Task to complete> Quote, verbatim, all material below, without pictures.

Data lines>

::::::::::

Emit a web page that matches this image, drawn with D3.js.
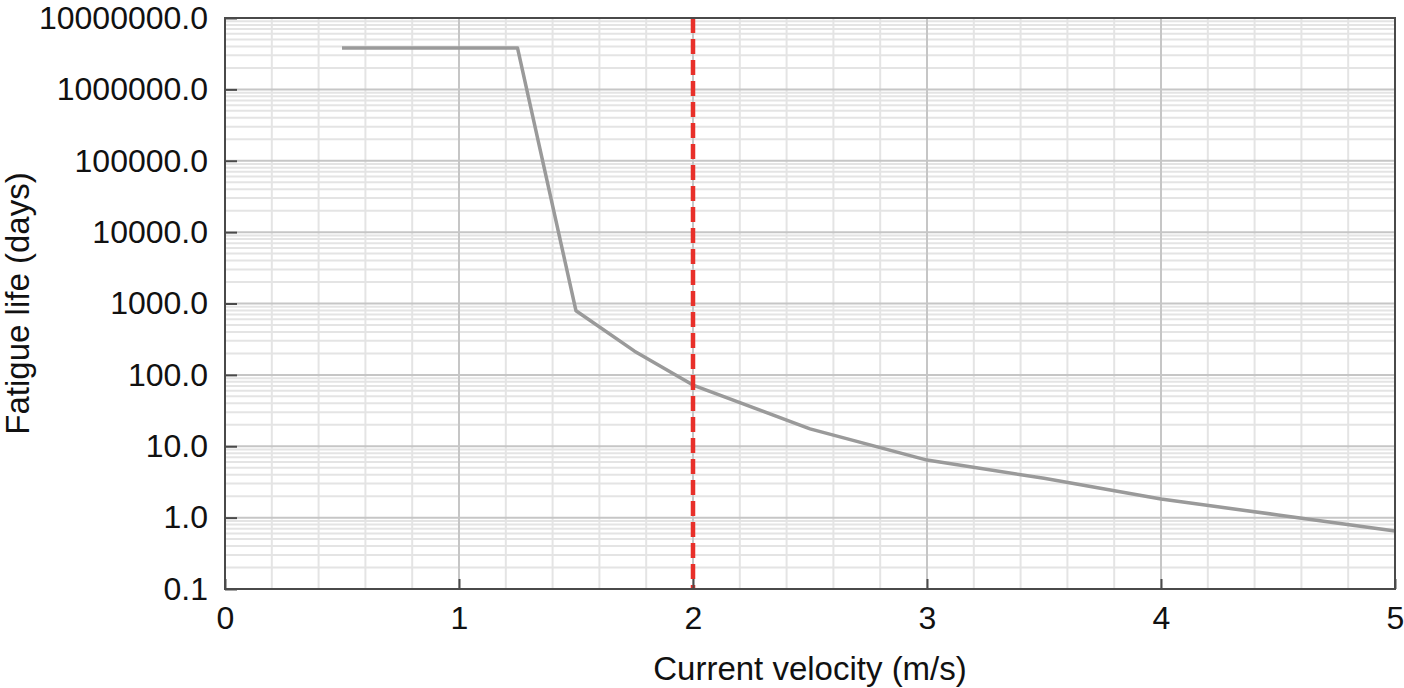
<!DOCTYPE html>
<html>
<head>
<meta charset="utf-8">
<script src="https://cdnjs.cloudflare.com/ajax/libs/d3/7.8.5/d3.min.js"></script>
<style>
  body { margin: 0; background: #fff; }
  text { font-family: "Liberation Sans", Arial, sans-serif; fill: #111; }
</style>
</head>
<body>
<div class="canvas"></div>
<script>
// data
const velocity = [0.5, 1.25, 1.5, 1.75, 2, 2.5, 3, 3.5, 4, 4.5, 5];
const fatigueLife = [3800000, 3800000, 790, 215, 72, 17.5, 6.4, 3.55, 1.82, 1.09, 0.65];
const limitVelocity = [2];
const xTicks = [0, 1, 2, 3, 4, 5];
const yTicks = [0.1, 1, 10, 100, 1000, 10000, 100000, 1000000, 10000000];

const width = 1404, height = 688;
const margin = {top: 18, right: 9, bottom: 99, left: 225};
const graphWidth = width - margin.left - margin.right;
const graphHeight = height - margin.top - margin.bottom;

const svg = d3.select('.canvas')
  .append('svg')
    .attr('width', width)
    .attr('height', height);

const graph = svg.append('g')
  .attr('transform', `translate(${margin.left}, ${margin.top})`);

const x = d3.scaleLinear()
  .domain([0, 5])
  .range([0, graphWidth]);

const y = d3.scaleLog()
  .domain([0.1, 10000000])
  .range([graphHeight, 0]);

// minor grid
const minorX = d3.range(0, 5.001, 0.2).filter(v => Math.abs(v - Math.round(v)) > 1e-6);
const minorY = [];
yTicks.slice(0, -1).forEach(d => {
  for (let k = 2; k <= 9; k++) minorY.push(d * k);
});

graph.append('g').selectAll('line')
  .data(minorX)
  .enter().append('line')
    .attr('x1', d => x(d)).attr('x2', d => x(d))
    .attr('y1', 0).attr('y2', graphHeight)
    .attr('stroke', '#e4e4e4').attr('stroke-width', 2);

graph.append('g').selectAll('line')
  .data(minorY)
  .enter().append('line')
    .attr('x1', 0).attr('x2', graphWidth)
    .attr('y1', d => y(d)).attr('y2', d => y(d))
    .attr('stroke', '#e4e4e4').attr('stroke-width', 2);

// major grid
graph.append('g').selectAll('line')
  .data(xTicks)
  .enter().append('line')
    .attr('x1', d => x(d)).attr('x2', d => x(d))
    .attr('y1', 0).attr('y2', graphHeight)
    .attr('stroke', '#c6c6c6').attr('stroke-width', 2);

graph.append('g').selectAll('line')
  .data(yTicks)
  .enter().append('line')
    .attr('x1', 0).attr('x2', graphWidth)
    .attr('y1', d => y(d)).attr('y2', d => y(d))
    .attr('stroke', '#c6c6c6').attr('stroke-width', 2);

// fatigue curve
const line = d3.line()
  .x((d, i) => x(velocity[i]))
  .y(d => y(d));

graph.append('path')
  .datum(fatigueLife)
  .attr('d', line)
  .attr('fill', 'none')
  .attr('stroke', '#9a9a9a')
  .attr('stroke-width', 3.5)
  .attr('stroke-linejoin', 'round');

// limit line
graph.selectAll('.limit')
  .data(limitVelocity)
  .enter().append('line')
    .attr('class', 'limit')
    .attr('x1', d => x(d)).attr('x2', d => x(d))
    .attr('y1', 0).attr('y2', graphHeight)
    .attr('stroke', '#e8302a')
    .attr('stroke-width', 4.5)
    .attr('stroke-dasharray', '15 6');

// frame
graph.append('rect')
  .attr('width', graphWidth)
  .attr('height', graphHeight)
  .attr('fill', 'none')
  .attr('stroke', '#4a4a4a')
  .attr('stroke-width', 2);

// axes
const xAxis = d3.axisBottom(x)
  .tickValues(xTicks)
  .tickSize(-10)
  .tickPadding(17)
  .tickFormat(d3.format('d'));

const yAxis = d3.axisLeft(y)
  .tickValues(yTicks)
  .tickSize(-12)
  .tickPadding(17)
  .tickFormat(d3.format('.1f'));

const xAxisGroup = graph.append('g')
  .attr('transform', `translate(0, ${graphHeight})`)
  .call(xAxis);

const yAxisGroup = graph.append('g')
  .call(yAxis);

[xAxisGroup, yAxisGroup].forEach(g => {
  g.select('.domain').remove();
  g.selectAll('line').attr('stroke', '#4a4a4a').attr('stroke-width', 2);
  g.selectAll('text')
    .attr('font-size', 32)
    .attr('fill', '#111')
    .attr('font-family', '"Liberation Sans", Arial, sans-serif');
});

// axis titles
svg.append('text')
  .attr('x', margin.left + graphWidth / 2)
  .attr('y', 680)
  .attr('text-anchor', 'middle')
  .attr('font-size', 33)
  .text('Current velocity (m/s)');

svg.append('text')
  .attr('transform', `translate(29, ${margin.top + graphHeight / 2}) rotate(-90)`)
  .attr('text-anchor', 'middle')
  .attr('font-size', 33)
  .text('Fatigue life (days)');
</script>
</body>
</html>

::::::::::

Exercise response>
Emit a web page that matches this image, drawn with D3.js.
<!DOCTYPE html>
<html>
<head>
<meta charset="utf-8">
<script src="https://cdnjs.cloudflare.com/ajax/libs/d3/7.8.5/d3.min.js"></script>
<style>
  body { margin: 0; background: #fff; }
  text { font-family: "Liberation Sans", Arial, sans-serif; fill: #111; }
</style>
</head>
<body>
<div class="canvas"></div>
<script>
// data
const velocity = [0.5, 1.25, 1.5, 1.75, 2, 2.5, 3, 3.5, 4, 4.5, 5];
const fatigueLife = [3800000, 3800000, 790, 215, 72, 17.5, 6.4, 3.55, 1.82, 1.09, 0.65];
const limitVelocity = [2];
const xTicks = [0, 1, 2, 3, 4, 5];
const yTicks = [0.1, 1, 10, 100, 1000, 10000, 100000, 1000000, 10000000];

const width = 1404, height = 688;
const margin = {top: 18, right: 9, bottom: 99, left: 225};
const graphWidth = width - margin.left - margin.right;
const graphHeight = height - margin.top - margin.bottom;

const svg = d3.select('.canvas')
  .append('svg')
    .attr('width', width)
    .attr('height', height);

const graph = svg.append('g')
  .attr('transform', `translate(${margin.left}, ${margin.top})`);

const x = d3.scaleLinear()
  .domain([0, 5])
  .range([0, graphWidth]);

const y = d3.scaleLog()
  .domain([0.1, 10000000])
  .range([graphHeight, 0]);

// minor grid
const minorX = d3.range(0, 5.001, 0.2).filter(v => Math.abs(v - Math.round(v)) > 1e-6);
const minorY = [];
yTicks.slice(0, -1).forEach(d => {
  for (let k = 2; k <= 9; k++) minorY.push(d * k);
});

graph.append('g').selectAll('line')
  .data(minorX)
  .enter().append('line')
    .attr('x1', d => x(d)).attr('x2', d => x(d))
    .attr('y1', 0).attr('y2', graphHeight)
    .attr('stroke', '#e4e4e4').attr('stroke-width', 2);

graph.append('g').selectAll('line')
  .data(minorY)
  .enter().append('line')
    .attr('x1', 0).attr('x2', graphWidth)
    .attr('y1', d => y(d)).attr('y2', d => y(d))
    .attr('stroke', '#e4e4e4').attr('stroke-width', 2);

// major grid
graph.append('g').selectAll('line')
  .data(xTicks)
  .enter().append('line')
    .attr('x1', d => x(d)).attr('x2', d => x(d))
    .attr('y1', 0).attr('y2', graphHeight)
    .attr('stroke', '#c6c6c6').attr('stroke-width', 2);

graph.append('g').selectAll('line')
  .data(yTicks)
  .enter().append('line')
    .attr('x1', 0).attr('x2', graphWidth)
    .attr('y1', d => y(d)).attr('y2', d => y(d))
    .attr('stroke', '#c6c6c6').attr('stroke-width', 2);

// fatigue curve
const line = d3.line()
  .x((d, i) => x(velocity[i]))
  .y(d => y(d));

graph.append('path')
  .datum(fatigueLife)
  .attr('d', line)
  .attr('fill', 'none')
  .attr('stroke', '#9a9a9a')
  .attr('stroke-width', 3.5)
  .attr('stroke-linejoin', 'round');

// limit line
graph.selectAll('.limit')
  .data(limitVelocity)
  .enter().append('line')
    .attr('class', 'limit')
    .attr('x1', d => x(d)).attr('x2', d => x(d))
    .attr('y1', 0).attr('y2', graphHeight)
    .attr('stroke', '#e8302a')
    .attr('stroke-width', 4.5)
    .attr('stroke-dasharray', '15 6');

// frame
graph.append('rect')
  .attr('width', graphWidth)
  .attr('height', graphHeight)
  .attr('fill', 'none')
  .attr('stroke', '#4a4a4a')
  .attr('stroke-width', 2);

// axes
const xAxis = d3.axisBottom(x)
  .tickValues(xTicks)
  .tickSize(-10)
  .tickPadding(17)
  .tickFormat(d3.format('d'));

const yAxis = d3.axisLeft(y)
  .tickValues(yTicks)
  .tickSize(-12)
  .tickPadding(17)
  .tickFormat(d3.format('.1f'));

const xAxisGroup = graph.append('g')
  .attr('transform', `translate(0, ${graphHeight})`)
  .call(xAxis);

const yAxisGroup = graph.append('g')
  .call(yAxis);

[xAxisGroup, yAxisGroup].forEach(g => {
  g.select('.domain').remove();
  g.selectAll('line').attr('stroke', '#4a4a4a').attr('stroke-width', 2);
  g.selectAll('text')
    .attr('font-size', 32)
    .attr('fill', '#111')
    .attr('font-family', '"Liberation Sans", Arial, sans-serif');
});

// axis titles
svg.append('text')
  .attr('x', margin.left + graphWidth / 2)
  .attr('y', 680)
  .attr('text-anchor', 'middle')
  .attr('font-size', 33)
  .text('Current velocity (m/s)');

svg.append('text')
  .attr('transform', `translate(29, ${margin.top + graphHeight / 2}) rotate(-90)`)
  .attr('text-anchor', 'middle')
  .attr('font-size', 33)
  .text('Fatigue life (days)');
</script>
</body>
</html>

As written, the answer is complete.